-- SOURCE RECORDS start --

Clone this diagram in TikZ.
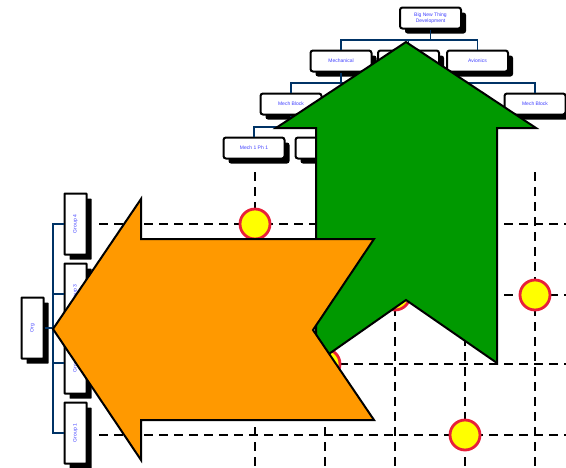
\documentclass[tikz,border=0pt]{standalone}
\usepackage{fontspec}
\setmainfont{Liberation Sans}
\usetikzlibrary{shadows}
\definecolor{navy}{HTML}{003366}
\definecolor{lbl}{HTML}{4040FF}
\definecolor{grn}{HTML}{009900}
\definecolor{org}{HTML}{FF9900}
\definecolor{ring}{HTML}{E8203A}
\definecolor{dot}{HTML}{FFFF00}
\tikzset{
  obox/.style={draw=black, line width=2pt, fill=white, rounded corners=2.5pt,
    minimum width=61pt, minimum height=21pt, inner sep=0pt, text=lbl,
    font=\fontsize{5}{6}\selectfont, align=center,
    drop shadow={shadow xshift=5pt, shadow yshift=-5pt, fill=black, opacity=1}},
  vbox/.style={obox, rounded corners=0.5pt, minimum width=22pt, minimum height=61pt},
  conn/.style={draw=navy, line width=1.6pt},
  gridline/.style={line width=2pt, dash pattern=on 9pt off 6pt},
  spot/.style={circle, draw=ring, fill=dot, line width=2.8pt, minimum size=30pt, inner sep=0pt},
  arrowshape/.style={draw=black, line width=2pt, line join=miter},
}
\begin{document}
\begin{tikzpicture}[x=1pt,y=-1pt]
\useasboundingbox (0,0) rectangle (566,467);
% top org tree
\node[obox] (top) at (430.5,18) {Big New Thing\\Development};
\node[obox] (mech) at (341,61) {Mechanical};
\node[obox] (mid) at (408.5,61) {};
\node[obox] (avi) at (477.5,61) {Avionics};
\node[obox] (mb1) at (291,104) {Mech Block};
\node[obox] (mb2) at (535,104) {Mech Block};
\node[obox] (ph1) at (254,148) {Mech 1 Ph 1};
\node[obox] (ph2) at (326,148) {};
\draw[conn] (top.south) -- (430.5,40) coordinate (t1);
\draw[conn] (mech.north) |- (t1) -| (avi.north);
\draw[conn] (mid.north) -- (408.5,40);
\draw[conn] (mech.south) -- (341,83) coordinate (m1);
\draw[conn] (mb1.north) |- (m1) -| (mb2.north);
\draw[conn] (mb1.south) -- (291,127) coordinate (p1);
\draw[conn] (ph1.north) |- (p1) -| (ph2.north);
% left org tree
\node[vbox] (orgn) at (32.5,328) {\rotatebox{90}{Org}};
\node[vbox] (g4) at (75.5,224) {\rotatebox{90}{Group 4}};
\node[vbox] (g3) at (75.5,294) {\rotatebox{90}{Group 3}};
\node[vbox] (g2) at (75.5,363) {\rotatebox{90}{Group 2}};
\node[vbox] (g1) at (75.5,433) {\rotatebox{90}{Group 1}};
\draw[conn, line width=2.4pt] (orgn.east) -- (53,328) coordinate (o1);
\draw[conn] (g4.west) -| (o1) |- (g1.west);
\draw[conn] (g3.west) -- (53,294);
\draw[conn] (g2.west) -- (53,363);
% grid
\foreach \x in {255,325,395,465,535} \draw[gridline] (\x,172) -- (\x,470);
\foreach \y in {224,295,364,435} \draw[gridline] (99,\y) -- (570,\y);
% spots
\node[spot] (s1) at (255,224) {};
\node[spot] (s2) at (395,295) {};
\node[spot] (s3) at (535,295) {};
\node[spot] (s4) at (325,364) {};
\node[spot] (s5) at (465,435) {};
% green up arrow
\draw[arrowshape, fill=grn] (406,42) -- (536,128) -- (497,128) -- (497,363) -- (406,300) -- (316,363) -- (316,128) -- (276,128) -- cycle;
% orange left arrow
\draw[arrowshape, fill=org] (53,329) -- (141,199) -- (141,239) -- (374,239) -- (313,330) -- (374,420) -- (141,420) -- (141,460) -- cycle;
\end{tikzpicture}
\end{document}
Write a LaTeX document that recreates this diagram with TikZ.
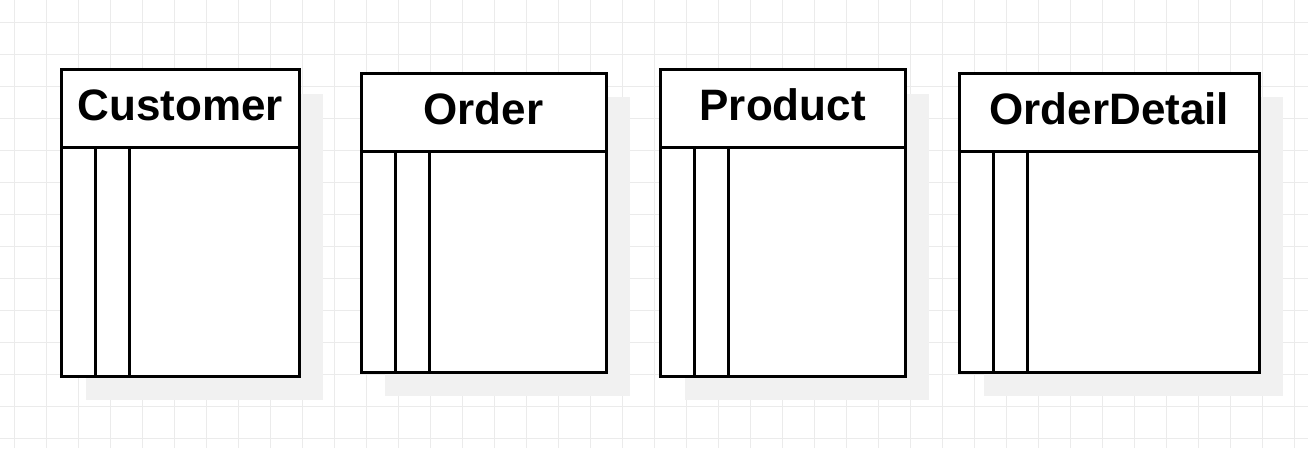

-- SOURCE RECORDS end --

__DESCRIPTION OF THE TASK__: Write out all the records again, exactly, minus any pictures.

__TASK OUTPUT__:
Clone this diagram in TikZ.
\documentclass[tikz,border=0pt]{standalone}
\usepackage{fontspec}
\setmainfont{Liberation Sans}
\usetikzlibrary{shadows}
\definecolor{navy}{HTML}{003366}
\definecolor{lbl}{HTML}{4040FF}
\definecolor{grn}{HTML}{009900}
\definecolor{org}{HTML}{FF9900}
\definecolor{ring}{HTML}{E8203A}
\definecolor{dot}{HTML}{FFFF00}
\tikzset{
  obox/.style={draw=black, line width=2pt, fill=white, rounded corners=2.5pt,
    minimum width=61pt, minimum height=21pt, inner sep=0pt, text=lbl,
    font=\fontsize{5}{6}\selectfont, align=center,
    drop shadow={shadow xshift=5pt, shadow yshift=-5pt, fill=black, opacity=1}},
  vbox/.style={obox, rounded corners=0.5pt, minimum width=22pt, minimum height=61pt},
  conn/.style={draw=navy, line width=1.6pt},
  gridline/.style={line width=2pt, dash pattern=on 9pt off 6pt},
  spot/.style={circle, draw=ring, fill=dot, line width=2.8pt, minimum size=30pt, inner sep=0pt},
  arrowshape/.style={draw=black, line width=2pt, line join=miter},
}
\begin{document}
\begin{tikzpicture}[x=1pt,y=-1pt]
\useasboundingbox (0,0) rectangle (566,467);
% top org tree
\node[obox] (top) at (430.5,18) {Big New Thing\\Development};
\node[obox] (mech) at (341,61) {Mechanical};
\node[obox] (mid) at (408.5,61) {};
\node[obox] (avi) at (477.5,61) {Avionics};
\node[obox] (mb1) at (291,104) {Mech Block};
\node[obox] (mb2) at (535,104) {Mech Block};
\node[obox] (ph1) at (254,148) {Mech 1 Ph 1};
\node[obox] (ph2) at (326,148) {};
\draw[conn] (top.south) -- (430.5,40) coordinate (t1);
\draw[conn] (mech.north) |- (t1) -| (avi.north);
\draw[conn] (mid.north) -- (408.5,40);
\draw[conn] (mech.south) -- (341,83) coordinate (m1);
\draw[conn] (mb1.north) |- (m1) -| (mb2.north);
\draw[conn] (mb1.south) -- (291,127) coordinate (p1);
\draw[conn] (ph1.north) |- (p1) -| (ph2.north);
% left org tree
\node[vbox] (orgn) at (32.5,328) {\rotatebox{90}{Org}};
\node[vbox] (g4) at (75.5,224) {\rotatebox{90}{Group 4}};
\node[vbox] (g3) at (75.5,294) {\rotatebox{90}{Group 3}};
\node[vbox] (g2) at (75.5,363) {\rotatebox{90}{Group 2}};
\node[vbox] (g1) at (75.5,433) {\rotatebox{90}{Group 1}};
\draw[conn, line width=2.4pt] (orgn.east) -- (53,328) coordinate (o1);
\draw[conn] (g4.west) -| (o1) |- (g1.west);
\draw[conn] (g3.west) -- (53,294);
\draw[conn] (g2.west) -- (53,363);
% grid
\foreach \x in {255,325,395,465,535} \draw[gridline] (\x,172) -- (\x,470);
\foreach \y in {224,295,364,435} \draw[gridline] (99,\y) -- (570,\y);
% spots
\node[spot] (s1) at (255,224) {};
\node[spot] (s2) at (395,295) {};
\node[spot] (s3) at (535,295) {};
\node[spot] (s4) at (325,364) {};
\node[spot] (s5) at (465,435) {};
% green up arrow
\draw[arrowshape, fill=grn] (406,42) -- (536,128) -- (497,128) -- (497,363) -- (406,300) -- (316,363) -- (316,128) -- (276,128) -- cycle;
% orange left arrow
\draw[arrowshape, fill=org] (53,329) -- (141,199) -- (141,239) -- (374,239) -- (313,330) -- (374,420) -- (141,420) -- (141,460) -- cycle;
\end{tikzpicture}
\end{document}
Write a LaTeX document that recreates this diagram with TikZ.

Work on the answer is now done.